▶ Given task
Omit all pictures. Copy the rest of the material exactly.
┄┄┄┄┄┄
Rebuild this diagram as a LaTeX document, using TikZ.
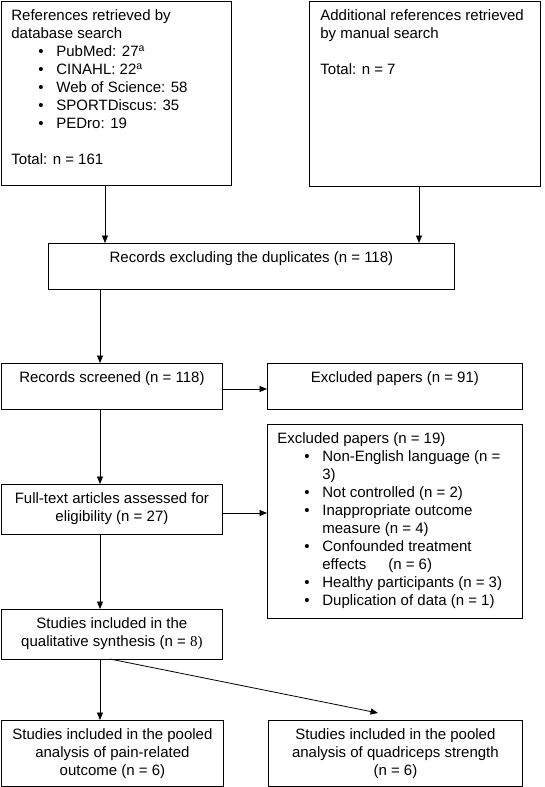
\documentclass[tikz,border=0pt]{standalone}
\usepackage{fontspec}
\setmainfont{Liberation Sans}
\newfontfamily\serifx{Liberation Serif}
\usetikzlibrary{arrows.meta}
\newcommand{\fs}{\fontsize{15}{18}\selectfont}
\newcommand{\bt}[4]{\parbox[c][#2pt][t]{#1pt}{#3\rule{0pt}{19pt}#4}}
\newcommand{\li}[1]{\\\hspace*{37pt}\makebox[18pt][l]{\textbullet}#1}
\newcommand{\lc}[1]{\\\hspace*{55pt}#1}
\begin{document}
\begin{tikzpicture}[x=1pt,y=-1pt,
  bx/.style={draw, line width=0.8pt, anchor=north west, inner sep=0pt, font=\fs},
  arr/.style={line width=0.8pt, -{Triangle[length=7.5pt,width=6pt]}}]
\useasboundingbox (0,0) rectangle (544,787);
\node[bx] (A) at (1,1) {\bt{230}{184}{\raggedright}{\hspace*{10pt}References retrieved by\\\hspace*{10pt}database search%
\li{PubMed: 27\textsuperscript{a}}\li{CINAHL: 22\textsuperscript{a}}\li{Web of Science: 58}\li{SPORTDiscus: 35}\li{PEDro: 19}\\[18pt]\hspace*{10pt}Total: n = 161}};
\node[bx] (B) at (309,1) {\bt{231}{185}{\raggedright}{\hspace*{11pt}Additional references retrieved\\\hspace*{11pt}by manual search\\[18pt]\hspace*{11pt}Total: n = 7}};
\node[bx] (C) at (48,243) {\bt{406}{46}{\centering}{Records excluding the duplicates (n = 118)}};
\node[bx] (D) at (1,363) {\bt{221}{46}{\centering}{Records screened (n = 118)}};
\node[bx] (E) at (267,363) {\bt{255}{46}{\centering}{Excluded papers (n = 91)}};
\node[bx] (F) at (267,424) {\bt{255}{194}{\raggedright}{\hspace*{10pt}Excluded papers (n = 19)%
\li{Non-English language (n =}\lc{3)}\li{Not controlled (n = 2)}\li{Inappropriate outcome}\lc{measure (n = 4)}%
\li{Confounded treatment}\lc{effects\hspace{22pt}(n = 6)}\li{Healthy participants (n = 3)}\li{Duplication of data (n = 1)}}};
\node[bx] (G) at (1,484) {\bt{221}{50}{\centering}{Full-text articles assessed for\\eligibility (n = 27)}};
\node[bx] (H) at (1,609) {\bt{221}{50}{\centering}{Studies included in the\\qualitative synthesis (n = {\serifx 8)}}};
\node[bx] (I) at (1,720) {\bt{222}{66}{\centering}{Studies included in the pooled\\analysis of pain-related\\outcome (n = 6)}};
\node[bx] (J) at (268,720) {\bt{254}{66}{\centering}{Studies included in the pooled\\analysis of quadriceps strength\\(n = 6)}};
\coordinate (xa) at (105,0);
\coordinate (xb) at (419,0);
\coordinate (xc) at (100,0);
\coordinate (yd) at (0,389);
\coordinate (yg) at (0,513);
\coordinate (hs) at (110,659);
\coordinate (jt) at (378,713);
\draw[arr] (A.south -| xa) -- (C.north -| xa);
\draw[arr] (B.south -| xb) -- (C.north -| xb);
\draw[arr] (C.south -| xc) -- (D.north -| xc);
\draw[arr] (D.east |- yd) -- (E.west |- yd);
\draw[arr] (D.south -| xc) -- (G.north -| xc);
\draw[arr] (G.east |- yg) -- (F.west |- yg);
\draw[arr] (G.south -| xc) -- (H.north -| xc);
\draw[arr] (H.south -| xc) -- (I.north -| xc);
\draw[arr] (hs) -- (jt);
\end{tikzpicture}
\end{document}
┄┄┄┄┄┄
▶ Full response
Rebuild this diagram as a LaTeX document, using TikZ.
\documentclass[tikz,border=0pt]{standalone}
\usepackage{fontspec}
\setmainfont{Liberation Sans}
\newfontfamily\serifx{Liberation Serif}
\usetikzlibrary{arrows.meta}
\newcommand{\fs}{\fontsize{15}{18}\selectfont}
\newcommand{\bt}[4]{\parbox[c][#2pt][t]{#1pt}{#3\rule{0pt}{19pt}#4}}
\newcommand{\li}[1]{\\\hspace*{37pt}\makebox[18pt][l]{\textbullet}#1}
\newcommand{\lc}[1]{\\\hspace*{55pt}#1}
\begin{document}
\begin{tikzpicture}[x=1pt,y=-1pt,
  bx/.style={draw, line width=0.8pt, anchor=north west, inner sep=0pt, font=\fs},
  arr/.style={line width=0.8pt, -{Triangle[length=7.5pt,width=6pt]}}]
\useasboundingbox (0,0) rectangle (544,787);
\node[bx] (A) at (1,1) {\bt{230}{184}{\raggedright}{\hspace*{10pt}References retrieved by\\\hspace*{10pt}database search%
\li{PubMed: 27\textsuperscript{a}}\li{CINAHL: 22\textsuperscript{a}}\li{Web of Science: 58}\li{SPORTDiscus: 35}\li{PEDro: 19}\\[18pt]\hspace*{10pt}Total: n = 161}};
\node[bx] (B) at (309,1) {\bt{231}{185}{\raggedright}{\hspace*{11pt}Additional references retrieved\\\hspace*{11pt}by manual search\\[18pt]\hspace*{11pt}Total: n = 7}};
\node[bx] (C) at (48,243) {\bt{406}{46}{\centering}{Records excluding the duplicates (n = 118)}};
\node[bx] (D) at (1,363) {\bt{221}{46}{\centering}{Records screened (n = 118)}};
\node[bx] (E) at (267,363) {\bt{255}{46}{\centering}{Excluded papers (n = 91)}};
\node[bx] (F) at (267,424) {\bt{255}{194}{\raggedright}{\hspace*{10pt}Excluded papers (n = 19)%
\li{Non-English language (n =}\lc{3)}\li{Not controlled (n = 2)}\li{Inappropriate outcome}\lc{measure (n = 4)}%
\li{Confounded treatment}\lc{effects\hspace{22pt}(n = 6)}\li{Healthy participants (n = 3)}\li{Duplication of data (n = 1)}}};
\node[bx] (G) at (1,484) {\bt{221}{50}{\centering}{Full-text articles assessed for\\eligibility (n = 27)}};
\node[bx] (H) at (1,609) {\bt{221}{50}{\centering}{Studies included in the\\qualitative synthesis (n = {\serifx 8)}}};
\node[bx] (I) at (1,720) {\bt{222}{66}{\centering}{Studies included in the pooled\\analysis of pain-related\\outcome (n = 6)}};
\node[bx] (J) at (268,720) {\bt{254}{66}{\centering}{Studies included in the pooled\\analysis of quadriceps strength\\(n = 6)}};
\coordinate (xa) at (105,0);
\coordinate (xb) at (419,0);
\coordinate (xc) at (100,0);
\coordinate (yd) at (0,389);
\coordinate (yg) at (0,513);
\coordinate (hs) at (110,659);
\coordinate (jt) at (378,713);
\draw[arr] (A.south -| xa) -- (C.north -| xa);
\draw[arr] (B.south -| xb) -- (C.north -| xb);
\draw[arr] (C.south -| xc) -- (D.north -| xc);
\draw[arr] (D.east |- yd) -- (E.west |- yd);
\draw[arr] (D.south -| xc) -- (G.north -| xc);
\draw[arr] (G.east |- yg) -- (F.west |- yg);
\draw[arr] (G.south -| xc) -- (H.north -| xc);
\draw[arr] (H.south -| xc) -- (I.north -| xc);
\draw[arr] (hs) -- (jt);
\end{tikzpicture}
\end{document}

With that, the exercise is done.